** Start of Stored data **
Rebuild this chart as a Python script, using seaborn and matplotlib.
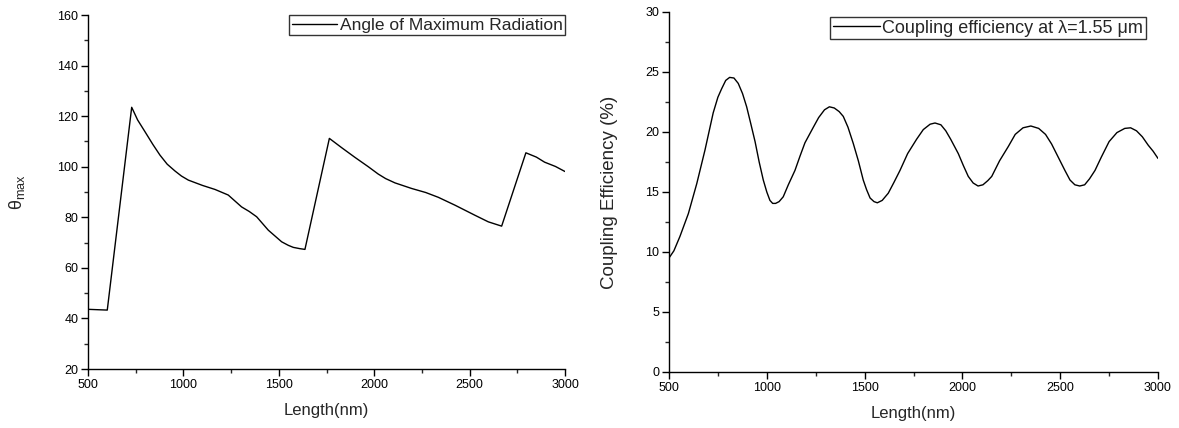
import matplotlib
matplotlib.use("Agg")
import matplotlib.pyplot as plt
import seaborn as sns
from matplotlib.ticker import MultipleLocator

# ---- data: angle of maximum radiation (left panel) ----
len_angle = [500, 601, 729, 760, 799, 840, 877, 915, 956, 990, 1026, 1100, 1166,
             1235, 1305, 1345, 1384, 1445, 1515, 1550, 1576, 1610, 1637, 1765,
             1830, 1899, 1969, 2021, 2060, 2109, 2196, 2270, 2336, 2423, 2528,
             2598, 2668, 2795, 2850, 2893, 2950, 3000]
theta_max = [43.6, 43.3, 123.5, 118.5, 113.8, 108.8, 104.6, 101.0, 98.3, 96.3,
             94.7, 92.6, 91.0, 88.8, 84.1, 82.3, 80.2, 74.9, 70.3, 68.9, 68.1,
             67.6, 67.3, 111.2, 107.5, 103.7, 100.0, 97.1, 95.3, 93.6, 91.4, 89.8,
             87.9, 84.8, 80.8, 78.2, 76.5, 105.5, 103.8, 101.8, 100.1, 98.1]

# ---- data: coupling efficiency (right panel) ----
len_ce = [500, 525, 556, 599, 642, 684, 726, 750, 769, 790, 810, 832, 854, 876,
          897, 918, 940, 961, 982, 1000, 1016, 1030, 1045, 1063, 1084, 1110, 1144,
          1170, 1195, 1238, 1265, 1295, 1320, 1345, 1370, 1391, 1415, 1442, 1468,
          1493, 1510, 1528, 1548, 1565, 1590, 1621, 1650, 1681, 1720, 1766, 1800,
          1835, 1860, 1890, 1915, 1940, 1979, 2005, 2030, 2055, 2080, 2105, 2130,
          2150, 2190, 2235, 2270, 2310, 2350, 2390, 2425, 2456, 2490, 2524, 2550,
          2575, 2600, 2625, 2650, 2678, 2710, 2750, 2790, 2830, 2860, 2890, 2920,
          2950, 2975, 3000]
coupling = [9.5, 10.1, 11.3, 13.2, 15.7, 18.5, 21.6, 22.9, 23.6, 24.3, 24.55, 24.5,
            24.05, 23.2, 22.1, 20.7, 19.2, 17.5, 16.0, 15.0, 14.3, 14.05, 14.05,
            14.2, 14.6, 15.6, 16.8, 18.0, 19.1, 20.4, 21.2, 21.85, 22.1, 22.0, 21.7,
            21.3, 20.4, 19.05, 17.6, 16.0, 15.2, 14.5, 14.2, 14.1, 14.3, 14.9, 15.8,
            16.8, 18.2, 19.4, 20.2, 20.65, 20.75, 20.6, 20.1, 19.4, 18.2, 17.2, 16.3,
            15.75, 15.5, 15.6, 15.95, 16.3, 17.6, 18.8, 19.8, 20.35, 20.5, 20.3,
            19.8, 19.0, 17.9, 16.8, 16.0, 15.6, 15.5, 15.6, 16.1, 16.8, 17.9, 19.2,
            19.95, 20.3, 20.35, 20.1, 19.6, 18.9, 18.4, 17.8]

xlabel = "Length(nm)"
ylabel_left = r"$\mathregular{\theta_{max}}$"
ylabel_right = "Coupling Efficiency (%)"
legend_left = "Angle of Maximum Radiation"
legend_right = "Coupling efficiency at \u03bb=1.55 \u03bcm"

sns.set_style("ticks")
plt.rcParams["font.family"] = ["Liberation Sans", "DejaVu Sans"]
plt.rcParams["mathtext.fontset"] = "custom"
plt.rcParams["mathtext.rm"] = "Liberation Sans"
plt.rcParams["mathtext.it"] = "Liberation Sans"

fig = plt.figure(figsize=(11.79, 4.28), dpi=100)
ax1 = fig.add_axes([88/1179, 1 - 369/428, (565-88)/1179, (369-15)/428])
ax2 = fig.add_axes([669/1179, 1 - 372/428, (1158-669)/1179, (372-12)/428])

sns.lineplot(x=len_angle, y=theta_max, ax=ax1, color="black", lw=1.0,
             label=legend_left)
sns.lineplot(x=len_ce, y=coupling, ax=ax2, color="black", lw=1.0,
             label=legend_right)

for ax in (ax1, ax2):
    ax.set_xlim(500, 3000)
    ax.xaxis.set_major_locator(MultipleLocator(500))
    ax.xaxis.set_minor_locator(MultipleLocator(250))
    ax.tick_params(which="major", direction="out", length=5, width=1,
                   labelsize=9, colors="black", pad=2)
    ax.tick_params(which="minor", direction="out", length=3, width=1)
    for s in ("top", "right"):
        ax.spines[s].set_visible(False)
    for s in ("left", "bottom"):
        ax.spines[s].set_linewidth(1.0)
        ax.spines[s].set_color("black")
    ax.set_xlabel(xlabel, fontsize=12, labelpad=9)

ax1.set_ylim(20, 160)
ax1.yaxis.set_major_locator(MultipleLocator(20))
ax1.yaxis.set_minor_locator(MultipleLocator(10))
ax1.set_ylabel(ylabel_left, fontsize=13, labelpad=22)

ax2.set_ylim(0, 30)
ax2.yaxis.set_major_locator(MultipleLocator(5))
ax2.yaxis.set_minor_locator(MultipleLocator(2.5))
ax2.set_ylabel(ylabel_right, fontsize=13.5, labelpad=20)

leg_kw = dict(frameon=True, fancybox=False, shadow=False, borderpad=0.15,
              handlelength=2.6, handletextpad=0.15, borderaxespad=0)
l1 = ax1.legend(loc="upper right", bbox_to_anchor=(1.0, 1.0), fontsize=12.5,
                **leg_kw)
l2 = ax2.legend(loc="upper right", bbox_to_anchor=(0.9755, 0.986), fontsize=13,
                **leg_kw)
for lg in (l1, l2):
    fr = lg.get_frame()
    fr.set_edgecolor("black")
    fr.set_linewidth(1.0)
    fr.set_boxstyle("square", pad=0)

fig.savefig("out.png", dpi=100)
** End of Stored data **
__Your task__: Repeat all of the data above word for word, minus the pictures.

__Solution to the exercise__:
Rebuild this chart as a Python script, using seaborn and matplotlib.
import matplotlib
matplotlib.use("Agg")
import matplotlib.pyplot as plt
import seaborn as sns
from matplotlib.ticker import MultipleLocator

# ---- data: angle of maximum radiation (left panel) ----
len_angle = [500, 601, 729, 760, 799, 840, 877, 915, 956, 990, 1026, 1100, 1166,
             1235, 1305, 1345, 1384, 1445, 1515, 1550, 1576, 1610, 1637, 1765,
             1830, 1899, 1969, 2021, 2060, 2109, 2196, 2270, 2336, 2423, 2528,
             2598, 2668, 2795, 2850, 2893, 2950, 3000]
theta_max = [43.6, 43.3, 123.5, 118.5, 113.8, 108.8, 104.6, 101.0, 98.3, 96.3,
             94.7, 92.6, 91.0, 88.8, 84.1, 82.3, 80.2, 74.9, 70.3, 68.9, 68.1,
             67.6, 67.3, 111.2, 107.5, 103.7, 100.0, 97.1, 95.3, 93.6, 91.4, 89.8,
             87.9, 84.8, 80.8, 78.2, 76.5, 105.5, 103.8, 101.8, 100.1, 98.1]

# ---- data: coupling efficiency (right panel) ----
len_ce = [500, 525, 556, 599, 642, 684, 726, 750, 769, 790, 810, 832, 854, 876,
          897, 918, 940, 961, 982, 1000, 1016, 1030, 1045, 1063, 1084, 1110, 1144,
          1170, 1195, 1238, 1265, 1295, 1320, 1345, 1370, 1391, 1415, 1442, 1468,
          1493, 1510, 1528, 1548, 1565, 1590, 1621, 1650, 1681, 1720, 1766, 1800,
          1835, 1860, 1890, 1915, 1940, 1979, 2005, 2030, 2055, 2080, 2105, 2130,
          2150, 2190, 2235, 2270, 2310, 2350, 2390, 2425, 2456, 2490, 2524, 2550,
          2575, 2600, 2625, 2650, 2678, 2710, 2750, 2790, 2830, 2860, 2890, 2920,
          2950, 2975, 3000]
coupling = [9.5, 10.1, 11.3, 13.2, 15.7, 18.5, 21.6, 22.9, 23.6, 24.3, 24.55, 24.5,
            24.05, 23.2, 22.1, 20.7, 19.2, 17.5, 16.0, 15.0, 14.3, 14.05, 14.05,
            14.2, 14.6, 15.6, 16.8, 18.0, 19.1, 20.4, 21.2, 21.85, 22.1, 22.0, 21.7,
            21.3, 20.4, 19.05, 17.6, 16.0, 15.2, 14.5, 14.2, 14.1, 14.3, 14.9, 15.8,
            16.8, 18.2, 19.4, 20.2, 20.65, 20.75, 20.6, 20.1, 19.4, 18.2, 17.2, 16.3,
            15.75, 15.5, 15.6, 15.95, 16.3, 17.6, 18.8, 19.8, 20.35, 20.5, 20.3,
            19.8, 19.0, 17.9, 16.8, 16.0, 15.6, 15.5, 15.6, 16.1, 16.8, 17.9, 19.2,
            19.95, 20.3, 20.35, 20.1, 19.6, 18.9, 18.4, 17.8]

xlabel = "Length(nm)"
ylabel_left = r"$\mathregular{\theta_{max}}$"
ylabel_right = "Coupling Efficiency (%)"
legend_left = "Angle of Maximum Radiation"
legend_right = "Coupling efficiency at \u03bb=1.55 \u03bcm"

sns.set_style("ticks")
plt.rcParams["font.family"] = ["Liberation Sans", "DejaVu Sans"]
plt.rcParams["mathtext.fontset"] = "custom"
plt.rcParams["mathtext.rm"] = "Liberation Sans"
plt.rcParams["mathtext.it"] = "Liberation Sans"

fig = plt.figure(figsize=(11.79, 4.28), dpi=100)
ax1 = fig.add_axes([88/1179, 1 - 369/428, (565-88)/1179, (369-15)/428])
ax2 = fig.add_axes([669/1179, 1 - 372/428, (1158-669)/1179, (372-12)/428])

sns.lineplot(x=len_angle, y=theta_max, ax=ax1, color="black", lw=1.0,
             label=legend_left)
sns.lineplot(x=len_ce, y=coupling, ax=ax2, color="black", lw=1.0,
             label=legend_right)

for ax in (ax1, ax2):
    ax.set_xlim(500, 3000)
    ax.xaxis.set_major_locator(MultipleLocator(500))
    ax.xaxis.set_minor_locator(MultipleLocator(250))
    ax.tick_params(which="major", direction="out", length=5, width=1,
                   labelsize=9, colors="black", pad=2)
    ax.tick_params(which="minor", direction="out", length=3, width=1)
    for s in ("top", "right"):
        ax.spines[s].set_visible(False)
    for s in ("left", "bottom"):
        ax.spines[s].set_linewidth(1.0)
        ax.spines[s].set_color("black")
    ax.set_xlabel(xlabel, fontsize=12, labelpad=9)

ax1.set_ylim(20, 160)
ax1.yaxis.set_major_locator(MultipleLocator(20))
ax1.yaxis.set_minor_locator(MultipleLocator(10))
ax1.set_ylabel(ylabel_left, fontsize=13, labelpad=22)

ax2.set_ylim(0, 30)
ax2.yaxis.set_major_locator(MultipleLocator(5))
ax2.yaxis.set_minor_locator(MultipleLocator(2.5))
ax2.set_ylabel(ylabel_right, fontsize=13.5, labelpad=20)

leg_kw = dict(frameon=True, fancybox=False, shadow=False, borderpad=0.15,
              handlelength=2.6, handletextpad=0.15, borderaxespad=0)
l1 = ax1.legend(loc="upper right", bbox_to_anchor=(1.0, 1.0), fontsize=12.5,
                **leg_kw)
l2 = ax2.legend(loc="upper right", bbox_to_anchor=(0.9755, 0.986), fontsize=13,
                **leg_kw)
for lg in (l1, l2):
    fr = lg.get_frame()
    fr.set_edgecolor("black")
    fr.set_linewidth(1.0)
    fr.set_boxstyle("square", pad=0)

fig.savefig("out.png", dpi=100)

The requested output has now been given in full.